As I’ve noted, the AGI GeoCommunity ’08 was a great conference, but it was especially pleasing to end up with the paper that I wrote with Kate Jones being selected as runner-up for the best paper competition by the conference team (and I kept myself at arms length from the judging!). Maybe it is a sign that the message about the importance of usability and interaction is starting to gain traction within the GIS community, though I should also note that Clare Davies from the OS raised the issue in the AGI conference in 2005 – so it’s still one usability paper every 3 years!
While you can download the full paper from here, or look at the presentation below, the short explanation of the argument behind the large monitor is actually raising a very significant and overlooked aspect of interaction with GIS.
Inherently, the issue is that interaction with maps is all about the context.
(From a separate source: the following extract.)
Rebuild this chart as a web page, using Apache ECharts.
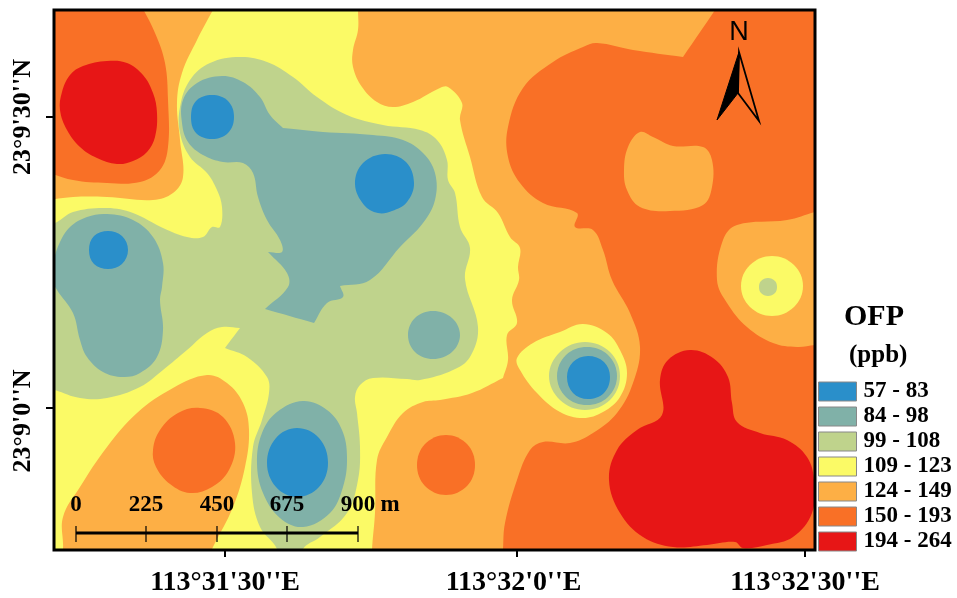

You can’t design the position of a telephone pole if you can’t see the other poles, and you can’t understand where you are in relation to a local tube station without seeing it. This is where the abysmal resolution of current computer monitors causes a problem. Because the information density (the amount of information that you can cram into a specific area, say a square inch) of a monitor is low – it’s 10 times lower than a printed map – it’s actually very rare that you can put all the information that the user needs on one screen.
This is why all GIS developers are giving too much attention to zoom and pan operations, as they are perceived as the solution to this problem. However, and this is the most important point – zoom and pan are never part of the user’s task. The user is not interested in zooming and panning for their own sake, but in manipulating the map so they can see the area that they need to perform their task (adding a pole to the map, analysing neighbourhood, etc.). In an ideal world, the GIS will ‘know’ what area the user is looking for and will show it so there is no need to manipulate the map. However, we don’t have this so we must use zoom and pan…
Here is where the productivity issue kicks in. An average zoom or pan operation in a GIS application can take up to 30 seconds. Over a working month, this can accumulate into many hours for a heavy user of a GIS. A larger monitor (24 inch or even 32 inch) will reduce the number of zoom and pan operations, and thus increase the productivity of the user. Considering that a GIS analyst’s minute is costing about £0.30 (a conservative estimation), the large monitor will return the investment within 2 months.
But even more important is the issue of GIS interface design – this analysis emphasises why the decision on how much screen assets are dedicated to the map should take into account the user’s task, and not assume that they’ll zoom and pan!